I would be very grateful if someone comment me.
 A: Theorem:  Let $I,J\subset R$ be any ideals in a commutative Noetherian ring $R$, and let $x\in R$ be any element.  Then we have the following implications:
(i)  $I\cap J +(x)=(I+(x))\cap (J+(x)) \ \Leftrightarrow \ (I+J:x)=(I:x)+(J:x)$
(ii)  $I+(x)$, $J+(x)$, and $I\cap J+(x)$ are all radical $\Rightarrow$ $I\cap J+(x)=(I+(x))\cap (J+(x))$.
Proof:
For (i), form a grid of short exact sequences of quotients of $R$, where the vertical sequences are multiplication by $x$ and the horizontal sequences are Mayer-Vietoris:
$$\begin{array}{ccccc}
& 0 & 0 & 0 \\
& \uparrow & \uparrow & \uparrow \\
& R/(I\cap J)+(x)\rightarrow & R/I+(x)\oplus R/J+(x) \rightarrow & R/(I+J+(x))\rightarrow & 0\\
& \uparrow & \uparrow & \uparrow \\
0 \rightarrow & R/I\cap J\rightarrow & R/I\oplus R/J\rightarrow & R/I+J\rightarrow 
 & 0\\
& \uparrow & \uparrow & \uparrow \\
0\rightarrow & R/I\cap J:x\rightarrow & R/I:x\oplus R/J:x\rightarrow & R/I+J:x & \\
& \uparrow & \uparrow & \uparrow \\
& 0 & 0 & 0 \\
\end{array}$$
Note that the top row is exact on the left iff $I\cap J+(x)=(I+(x))\cap (J+(x))$ and the bottom row is exact on the right iff $I+J:x=(I:x)+(J:x)$.  Then (i) follows by the $3\times 3$ lemma.

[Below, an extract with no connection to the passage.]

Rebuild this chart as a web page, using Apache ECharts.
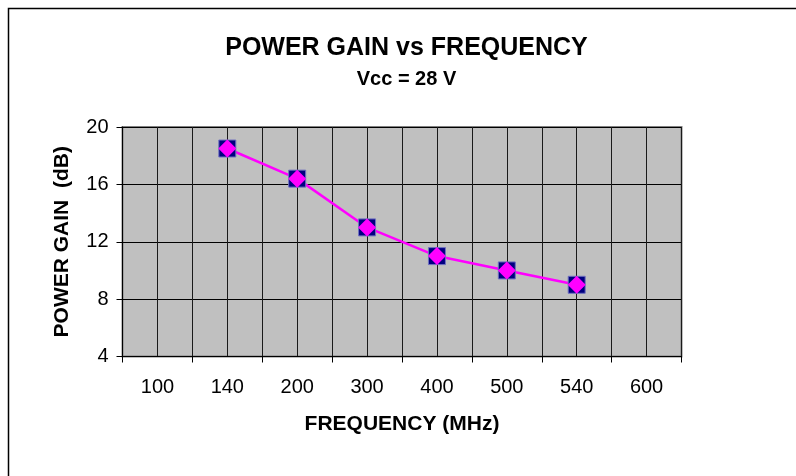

To see (ii), you can use the $\mathcal{V}$ functor from algebraic geometry, where $\mathcal{V}(I)=\left\{P\in\operatorname{Spec}(R) \ | \ P\supseteq I\right\}$, and properties $\mathcal{V}(I\cap J)=\mathcal{V}(I)\cup\mathcal{V}(J)$ and $\mathcal{V}(I+J)=\mathcal{V}(I)\cap \mathcal{V}(J)$, to see that the ideals $I\cap J+(x)$ and $(I+(x))\cap (J+(x))$ have the same radical.
It would be nice to say that Zach Teitler's example fails because $I\cap J+(x)=(x-y)\cap (y)+(x)=(x,y^2)$ is not radical, but unfortunately, it would seem the implication in (ii) cannot be reversed.  For example, in $R=k[x,y]$ take $I=(x)$, $J=(y)$, and take $f=x^2$, then $I\cap J+(f)=(xy,x^2)$ is not radical, yet we still have the equality $I\cap J+(f)=(I+(f))\cap (J+(f))$.
A: If $I$ and $J$ are monomial ideals, then the question is true.